3. AI and Differential Privacy

• The Potential: AI combined with differential privacy allows insights to be gained from data without revealing individuals’ identities. Companies like Apple and Google are already using it.
• Challenges: The balance between adding enough noise to protect privacy while still ensuring useful insights is tricky. For national security, governments may be reluctant to use “noisy” data for critical decision-making.
• How Long Until It’s Practical?: This is one of the more immediate solutions, and we could see it applied to broader use cases within 2 to 5 years as more trust is built around AI systems and governments refine how they handle “noisy” data.
• Reference: https://www.nist.gov/news-events/news/2023/12/nist-offers-draft-guidance-evaluating-privacy-protection-technique-ai-era

4. Post-Quantum Cryptography and Privacy-Preserving Biometrics

• The Potential: As quantum computing advances, current encryption methods will become obsolete, making post-quantum cryptography crucial.
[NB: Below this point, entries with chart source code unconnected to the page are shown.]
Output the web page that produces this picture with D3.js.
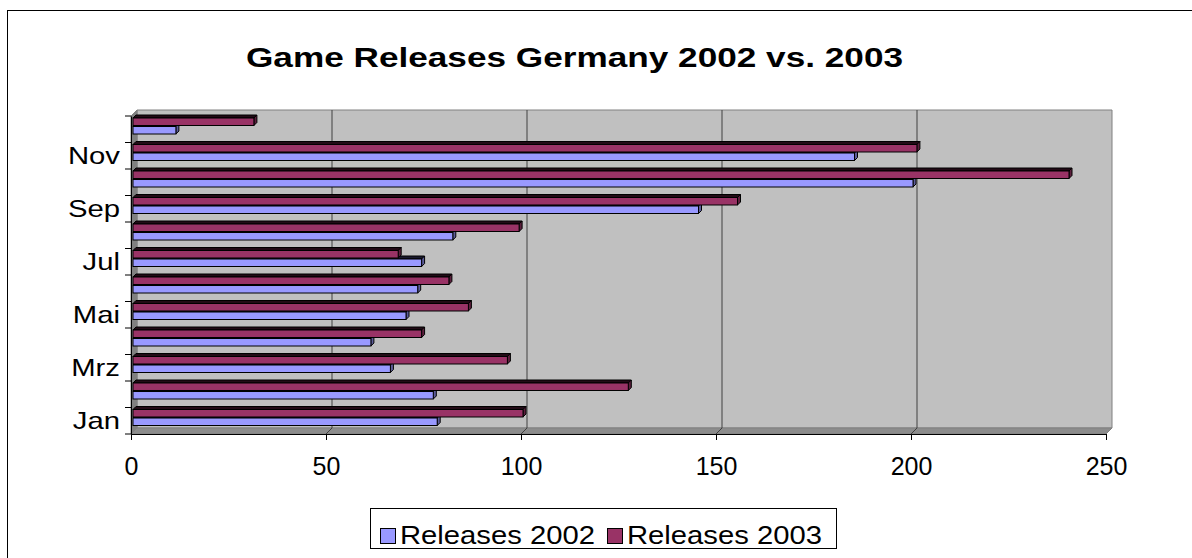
<!DOCTYPE html>
<meta charset="utf-8">
<style>
    body { margin: 0; background: #fff; }
    text { font-family: "Liberation Sans", Arial, sans-serif; fill: #000; }
</style>
<body>
<script src="https://cdn.jsdelivr.net/npm/d3@7"></script>
<script>
    /* data */
    var months = ["Jan", "Feb", "Mrz", "Apr", "Mai", "Jun", "Jul", "Aug", "Sep", "Okt", "Nov", "Dez"];
    var labelled = ["Jan", "Mrz", "Mai", "Jul", "Sep", "Nov"];
    var releases2002 = [78, 77, 66, 61, 70, 73, 74, 82, 145, 200, 185, 11];
    var releases2003 = [100, 127, 96, 74, 86, 81, 68, 99, 155, 240, 201, 31];
    var seriesNames = ["Releases 2003", "Releases 2002"];
    var xTicks = [0, 50, 100, 150, 200, 250];

    var w = 1192, h = 558;
    var depth = 6;          // floor / wall depth
    var barShift = 2;       // bars sit a little behind the front plane
    var barDepth = 3;

    var colors = { "Releases 2002": "#9999ff", "Releases 2003": "#993366" };
    var darker = { "Releases 2002": "#1a1a2e", "Releases 2003": "#220b16" };
    var sides = { "Releases 2002": "#5c5c99", "Releases 2003": "#5c1f3d" };

    var svg = d3.select("body").append("svg")
        .attr("width", w)
        .attr("height", h);

    // chart border
    svg.append("rect")
        .attr("x", 7.5).attr("y", 10.5)
        .attr("width", 1200).attr("height", 600)
        .attr("fill", "#fff").attr("stroke", "#000");

    // title (the original font is drawn wide)
    svg.append("text")
        .attr("x", 246).attr("y", 67)
        .attr("textLength", 657)
        .attr("lengthAdjust", "spacingAndGlyphs")
        .style("font-size", "28px")
        .style("font-weight", "bold")
        .text("Game Releases Germany 2002 vs. 2003");

    /* scales */
    var xScale = d3.scaleLinear().domain([0, 250]).range([131, 1106]);
    var yScale = d3.scaleBand().domain(months).range([434, 116]);
    var sScale = d3.scaleBand().domain(seriesNames).range([4, 20]).paddingInner(0.12);

    var x0 = xScale(0), x1 = xScale(250), yTop = yScale.range()[1], yBot = yScale.range()[0];

    function poly(pts) {
        return "M" + pts.map(function (p) { return p.join(","); }).join("L") + "Z";
    }

    // back wall
    svg.append("path")
        .attr("d", poly([[x0 + depth, yTop - depth], [x1 + depth, yTop - depth], [x1 + depth, yBot - depth], [x0 + depth, yBot - depth]]))
        .attr("fill", "#c0c0c0").attr("stroke", "#808080");

    // left side wall
    svg.append("path")
        .attr("d", poly([[x0, yTop], [x0 + depth, yTop - depth], [x0 + depth, yBot - depth], [x0, yBot]]))
        .attr("fill", "#808080").attr("stroke", "#808080");

    // floor
    svg.append("path")
        .attr("d", poly([[x0, yBot], [x0 + depth, yBot - depth], [x1 + depth, yBot - depth], [x1, yBot]]))
        .attr("fill", "#8c8c8c").attr("stroke", "#808080");

    // gridlines on the back wall and floor
    var grid = svg.append("g");
    grid.selectAll("line.back")
        .data(xTicks.slice(1, -1))
        .enter().append("line")
        .attr("x1", function (d) { return xScale(d) + depth; })
        .attr("x2", function (d) { return xScale(d) + depth; })
        .attr("y1", yTop - depth)
        .attr("y2", yBot - depth)
        .attr("stroke", "#404040");
    grid.selectAll("line.floor")
        .data(xTicks.slice(1, -1))
        .enter().append("line")
        .attr("x1", function (d) { return xScale(d); })
        .attr("x2", function (d) { return xScale(d) + depth; })
        .attr("y1", yBot)
        .attr("y2", yBot - depth)
        .attr("stroke", "#404040");

    /* bars, drawn top row first so lower rows overlap correctly */
    var rows = [];
    months.forEach(function (m, i) {
        rows.push({ month: m, series: "Releases 2003", value: releases2003[i] });
        rows.push({ month: m, series: "Releases 2002", value: releases2002[i] });
    });
    rows.reverse();

    var bars = svg.append("g").selectAll("g")
        .data(rows)
        .enter().append("g");

    function fx(d) { return xScale(0) + barShift; }
    function ex(d) { return xScale(d.value) + barShift; }
    function fy(d) { return yScale(d.month) + sScale(d.series) - barShift; }

    // top face
    bars.append("path")
        .attr("d", function (d) {
            var a = fx(d), b = ex(d), y = fy(d);
            return poly([[a, y], [a + barDepth, y - barDepth], [b + barDepth, y - barDepth], [b, y]]);
        })
        .attr("fill", function (d) { return darker[d.series]; })
        .attr("stroke", "#000");

    // end face
    bars.append("path")
        .attr("d", function (d) {
            var b = ex(d), y = fy(d), bh = sScale.bandwidth();
            return poly([[b, y], [b + barDepth, y - barDepth], [b + barDepth, y + bh - barDepth], [b, y + bh]]);
        })
        .attr("fill", function (d) { return sides[d.series]; })
        .attr("stroke", "#000");

    // front face
    bars.append("rect")
        .attr("x", fx)
        .attr("y", fy)
        .attr("width", function (d) { return ex(d) - fx(d); })
        .attr("height", sScale.bandwidth())
        .attr("fill", function (d) { return colors[d.series]; })
        .attr("stroke", "#000");

    /* axes */
    var xAxis = d3.axisBottom(xScale)
        .tickValues(xTicks)
        .tickSize(6)
        .tickPadding(17);
    var gx = svg.append("g")
        .attr("transform", "translate(0," + yBot + ")")
        .call(xAxis);
    gx.selectAll("text").style("font-size", "25px");

    var yAxis = d3.axisLeft(yScale)
        .tickSize(0)
        .tickPadding(9)
        .tickFormat(function (d) { return labelled.indexOf(d) >= 0 ? d : ""; });
    var gy = svg.append("g")
        .attr("transform", "translate(" + x0 + ",0)")
        .call(yAxis);
    // month labels are drawn wider in the original
    gy.selectAll("text")
        .style("font-size", "24px")
        .attr("x", 0)
        .attr("transform", "translate(-11,1) scale(1.22,1)");

    // category separators on the vertical axis
    var bounds = months.map(function (m) { return yScale(m); }).concat([yBot]);
    gy.selectAll("line.sep")
        .data(bounds)
        .enter().append("line")
        .attr("x1", -6).attr("x2", 0)
        .attr("y1", function (d) { return d; })
        .attr("y2", function (d) { return d; })
        .attr("stroke", "#000");

    gx.selectAll(".domain, line").attr("stroke", "#000");
    gy.select(".domain").attr("stroke", "#000");

    /* legend */
    var legend = svg.append("g");
    legend.append("rect")
        .attr("x", 370.5).attr("y", 508.5)
        .attr("width", 466).attr("height", 40)
        .attr("fill", "#fff").attr("stroke", "#000");

    var legendItems = ["Releases 2002", "Releases 2003"];
    var lx = d3.scalePoint().domain(legendItems).range([380, 607]);
    var item = legend.selectAll("g.item")
        .data(legendItems)
        .enter().append("g")
        .attr("transform", function (d) { return "translate(" + lx(d) + ",528)"; });
    item.append("rect")
        .attr("x", 0.5).attr("y", 0.5)
        .attr("width", 15).attr("height", 15)
        .attr("fill", function (d) { return colors[d]; })
        .attr("stroke", "#000");
    item.append("text")
        .attr("x", 20).attr("y", 16)
        .attr("textLength", 195)
        .attr("lengthAdjust", "spacingAndGlyphs")
        .style("font-size", "25px")
        .text(function (d) { return d; });
</script>
</body>
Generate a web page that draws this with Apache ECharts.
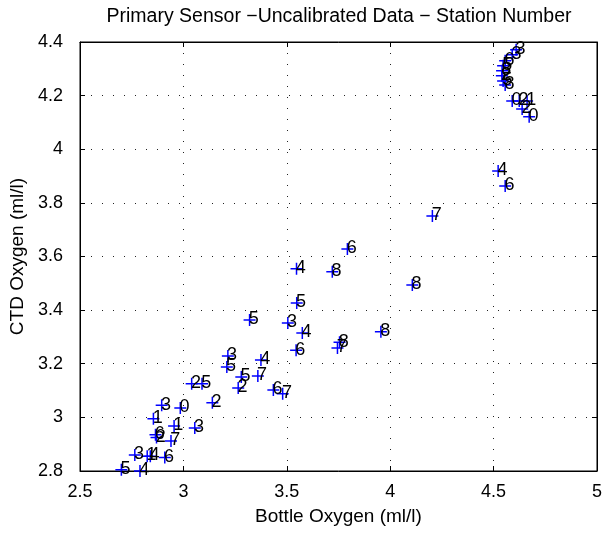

Privacy-preserving biometrics will ensure that, even in the future, our biometric data is secure without compromising privacy.
• Challenges: Quantum computing is still early, and widespread quantum threats are likely years away. Privacy-preserving biometrics are promising, but the technology is still maturing, and the public remains skeptical of how their data will be used.
• How Long Until It’s Practical?: Post-quantum cryptography will likely become more relevant in 10 to 20 years as quantum computing advances. Privacy-preserving biometrics may see broader use in 5 to 10 years, depending on public trust and technological progress.
• Reference: https://www.mdpi.com/2076-3417/13/2/757

Why Aren’t We There Yet?

While the technologies are promising, several challenges are holding us back:

• Performance and Scalability: Many of these technologies, while viable, are still too slow or resource-intensive for large-scale use, especially in real-time national security operations.
• Institutional Inertia: Governments and organizations resist changing systems that have worked for decades. Shifting to decentralized or privacy-preserving systems requires substantial investment, training, and regulatory changes.
• Public Trust: Privacy concerns remain high, especially with technologies like biometrics and blockchain. Gaining the trust of the public is key to adoption.
• Cost: Implementing these technologies at scale would require significant investment. Governments and organizations must balance the costs with the potential benefits, which isn’t always easy to justify with immature technologies.

The Path Forward:

These technologies are viable, and we’re already seeing some early adoption in the private sector. However, the challenges of performance, cost, trust, and institutional resistance mean that fully integrating these solutions into national security and privacy systems will take time.

We may be 5 to 10 years away from seeing broader use of these technologies, and for some—like post-quantum cryptography—it could be even longer. The good news is that the gap between security and privacy is closing. With continued investment and technological progress, we can reach a future where security and privacy can be maximized—without compromising one another.

Bottom Line: The future of security and privacy isn’t an either/or decision. I believe both can be achieved with the right technologies and strategies, but it will take time and trust to get there.